The Syrian conflict has also spread into Tripoli, a city on the coast north of Beirut, where tit-for-tat shootings between Alawite and Sunni communities have occasionally escalated into all-out gun-fights, with the Lebanese army struggling to keep the two sides apart. That is becoming difficult, says Oghassapian, because “the two sides are armed, and the Alawites are supported by Syria and Hezbollah.”
What is Hezbollah doing in Syria?
This violence is of course having an impact on Lebanon’s already fragile economy, but perhaps more crucially, it is also threatening the loyalty of Hezbollah’s core constituents in the Shia communities of Lebanon.

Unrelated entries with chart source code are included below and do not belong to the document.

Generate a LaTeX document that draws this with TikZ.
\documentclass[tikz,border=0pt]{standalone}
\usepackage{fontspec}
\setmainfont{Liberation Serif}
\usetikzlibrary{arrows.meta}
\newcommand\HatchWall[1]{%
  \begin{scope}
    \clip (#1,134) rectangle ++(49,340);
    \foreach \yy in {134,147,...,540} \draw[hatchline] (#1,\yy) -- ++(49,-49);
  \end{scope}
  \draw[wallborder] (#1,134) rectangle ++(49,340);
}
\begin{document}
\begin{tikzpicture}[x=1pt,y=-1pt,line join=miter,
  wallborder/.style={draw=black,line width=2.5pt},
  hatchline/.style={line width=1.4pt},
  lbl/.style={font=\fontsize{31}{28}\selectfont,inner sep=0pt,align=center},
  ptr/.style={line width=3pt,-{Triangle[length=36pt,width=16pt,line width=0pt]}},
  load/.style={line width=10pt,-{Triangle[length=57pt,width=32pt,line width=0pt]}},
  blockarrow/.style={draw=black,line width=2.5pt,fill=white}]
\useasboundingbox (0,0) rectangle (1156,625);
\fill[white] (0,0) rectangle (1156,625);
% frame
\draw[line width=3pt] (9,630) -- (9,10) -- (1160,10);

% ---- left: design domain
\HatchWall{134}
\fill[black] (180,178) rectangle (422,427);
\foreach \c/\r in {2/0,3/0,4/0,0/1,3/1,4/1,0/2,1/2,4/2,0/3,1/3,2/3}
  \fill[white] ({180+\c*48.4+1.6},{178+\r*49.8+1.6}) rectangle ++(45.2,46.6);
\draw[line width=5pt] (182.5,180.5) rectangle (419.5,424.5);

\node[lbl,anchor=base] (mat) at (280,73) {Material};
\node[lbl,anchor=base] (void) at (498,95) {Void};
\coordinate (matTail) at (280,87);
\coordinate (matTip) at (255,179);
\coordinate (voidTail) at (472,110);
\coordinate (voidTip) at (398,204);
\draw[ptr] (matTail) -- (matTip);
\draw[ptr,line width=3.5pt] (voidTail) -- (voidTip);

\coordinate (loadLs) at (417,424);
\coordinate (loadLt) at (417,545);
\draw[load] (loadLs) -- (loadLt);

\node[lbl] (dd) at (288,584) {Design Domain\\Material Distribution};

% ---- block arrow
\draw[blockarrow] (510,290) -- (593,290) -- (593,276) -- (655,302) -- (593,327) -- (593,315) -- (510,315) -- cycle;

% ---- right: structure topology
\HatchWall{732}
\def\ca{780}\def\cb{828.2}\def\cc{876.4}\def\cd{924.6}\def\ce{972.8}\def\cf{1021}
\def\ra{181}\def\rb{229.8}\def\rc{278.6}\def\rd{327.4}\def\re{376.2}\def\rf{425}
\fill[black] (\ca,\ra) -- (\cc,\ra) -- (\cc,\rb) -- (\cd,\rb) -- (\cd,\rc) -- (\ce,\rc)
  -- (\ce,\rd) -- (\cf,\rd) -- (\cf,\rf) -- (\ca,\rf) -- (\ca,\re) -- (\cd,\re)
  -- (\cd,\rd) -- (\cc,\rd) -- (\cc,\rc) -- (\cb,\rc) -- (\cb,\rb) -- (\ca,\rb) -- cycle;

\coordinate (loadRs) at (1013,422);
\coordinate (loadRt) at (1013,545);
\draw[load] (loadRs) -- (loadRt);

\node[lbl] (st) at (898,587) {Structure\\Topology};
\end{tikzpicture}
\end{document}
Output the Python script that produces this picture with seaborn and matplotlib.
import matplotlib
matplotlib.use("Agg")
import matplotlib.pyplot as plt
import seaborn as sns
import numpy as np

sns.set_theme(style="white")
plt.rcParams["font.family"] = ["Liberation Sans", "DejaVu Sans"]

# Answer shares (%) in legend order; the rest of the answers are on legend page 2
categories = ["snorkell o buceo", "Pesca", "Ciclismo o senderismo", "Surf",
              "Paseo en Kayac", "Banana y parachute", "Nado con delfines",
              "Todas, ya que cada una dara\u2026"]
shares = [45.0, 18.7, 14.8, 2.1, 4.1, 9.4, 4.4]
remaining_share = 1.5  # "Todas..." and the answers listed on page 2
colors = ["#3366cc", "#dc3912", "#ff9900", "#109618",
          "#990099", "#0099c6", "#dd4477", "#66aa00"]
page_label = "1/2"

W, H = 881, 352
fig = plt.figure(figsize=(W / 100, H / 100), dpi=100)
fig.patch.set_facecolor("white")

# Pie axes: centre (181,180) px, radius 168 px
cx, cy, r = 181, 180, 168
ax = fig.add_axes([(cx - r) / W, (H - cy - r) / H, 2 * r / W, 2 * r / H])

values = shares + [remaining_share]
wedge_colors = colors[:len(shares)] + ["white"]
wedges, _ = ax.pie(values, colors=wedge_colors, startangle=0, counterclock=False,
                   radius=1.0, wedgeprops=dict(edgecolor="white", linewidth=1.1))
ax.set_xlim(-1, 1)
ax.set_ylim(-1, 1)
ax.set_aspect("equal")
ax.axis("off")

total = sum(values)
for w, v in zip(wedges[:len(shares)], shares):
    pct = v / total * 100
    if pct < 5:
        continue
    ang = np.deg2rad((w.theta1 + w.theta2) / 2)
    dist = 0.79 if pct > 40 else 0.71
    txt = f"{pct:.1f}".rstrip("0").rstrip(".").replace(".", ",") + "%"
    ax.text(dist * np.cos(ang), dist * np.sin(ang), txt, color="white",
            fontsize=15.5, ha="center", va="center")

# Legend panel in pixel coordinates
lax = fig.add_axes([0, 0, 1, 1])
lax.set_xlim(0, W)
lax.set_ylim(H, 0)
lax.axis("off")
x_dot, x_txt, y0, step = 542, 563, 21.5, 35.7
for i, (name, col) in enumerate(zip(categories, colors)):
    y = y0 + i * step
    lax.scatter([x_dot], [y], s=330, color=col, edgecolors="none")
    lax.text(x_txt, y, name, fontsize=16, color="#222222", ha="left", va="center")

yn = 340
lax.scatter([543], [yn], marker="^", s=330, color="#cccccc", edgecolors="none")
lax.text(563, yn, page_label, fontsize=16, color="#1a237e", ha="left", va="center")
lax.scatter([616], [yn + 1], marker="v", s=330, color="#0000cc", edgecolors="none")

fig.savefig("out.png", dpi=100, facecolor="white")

One of the main reasons that many Lebanese people vote for Hezbollah is that the party makes them feel safe – safer than the Lebanese army can. If that sense of security is under threat, so are Hezbollah’s votes.
Rami Ollaik, a former Hezbollah member who has written two critical books on his experiences in the party, believes there is a rising concern that Hezbollah can defend its core voters. “The Shia community is a dynamic community, and they have a lot of reservations and grievances right now,” he told DW. “There are a lot of voices inside Hezbollah questioning the fighting in Syria and assessing the losses, saying ‘it’s causing us more losses than gains.’ But in the end it’s a strict organization.”
On the other hand, what is preventing these concerns from surfacing at the moment, according to Ollaik, is the Shia’s deep, historical fear of al Qaeda and Salafist extremists. While the March 14 alliance are convinced that the spillover violence inside Lebanon would end – or at least be reduced – if Hezbollah withdrew from Syria, Shia communities have a very different perspective, says Ollaik: “They say ‘it’s not about Lebanon or Syria – this a threat to our existence.’ Especially because this has been going on throughout their history.”
This is borne out by the statements from Hezbollah leader Hassan Nasrallah, who insists that Hezbollah’s main concern in Syria is protecting the Shia communities and defending Lebanon’s borders. March 14 MP Oghassapian sees this as a weak excuse: “Hezbollah said they are in Syria to fight extremists and protect Lebanon, which is not true, because when they started to fight in Syria, the bomb attacks began in Lebanon,” he said.
An Iranian auxiliary force?
The elephant trapped in the confined space of Lebanese politics is Iran, whose sponsorship of Hezbollah influences all debates in Lebanese politics. Newspaper commentator Michael Young of the Lebanese Daily Star, wrote recently that Hezbollah’s military wing “has been shown to be no better than an auxiliary force regionally for both the Iranian and Syrian regimes.”
Khoury, of the Lebanese Forces Party, even questions Hezbollah’s loyalty to Lebanon as a nation: “It’s part of the military and political structure of Iran.” Even though Hezbollah are Lebanese people, “their soul, their heart, and their mind is somewhere else.”
“Just look at the pay-checks,” adds Ollaik. “Everybody, from the secretary general of Hezbollah to the smallest recruit, they are completely, 100 percent, on the payroll of the Iranians.”
Oghassapian, meanwhile, thinks that even when the current deadlock in the Lebanese government is resolved Lebanese politics will remain tied to the fate of the whole region. “It won’t change anything,” he said. “We will always oppose Hezbollah’s fighting inside Syria, and they will always continue to serve the Iranian strategy. We can never have an independent solution in Lebanon away from a solution over all the Middle East. It’s tied to the Palestinian peace process, to the nuclear arms of Iran, to the conflict between Iran and Sunni countries. And all these are ultimately related to the strategic interests of the United States, Europe, Russia, and China.”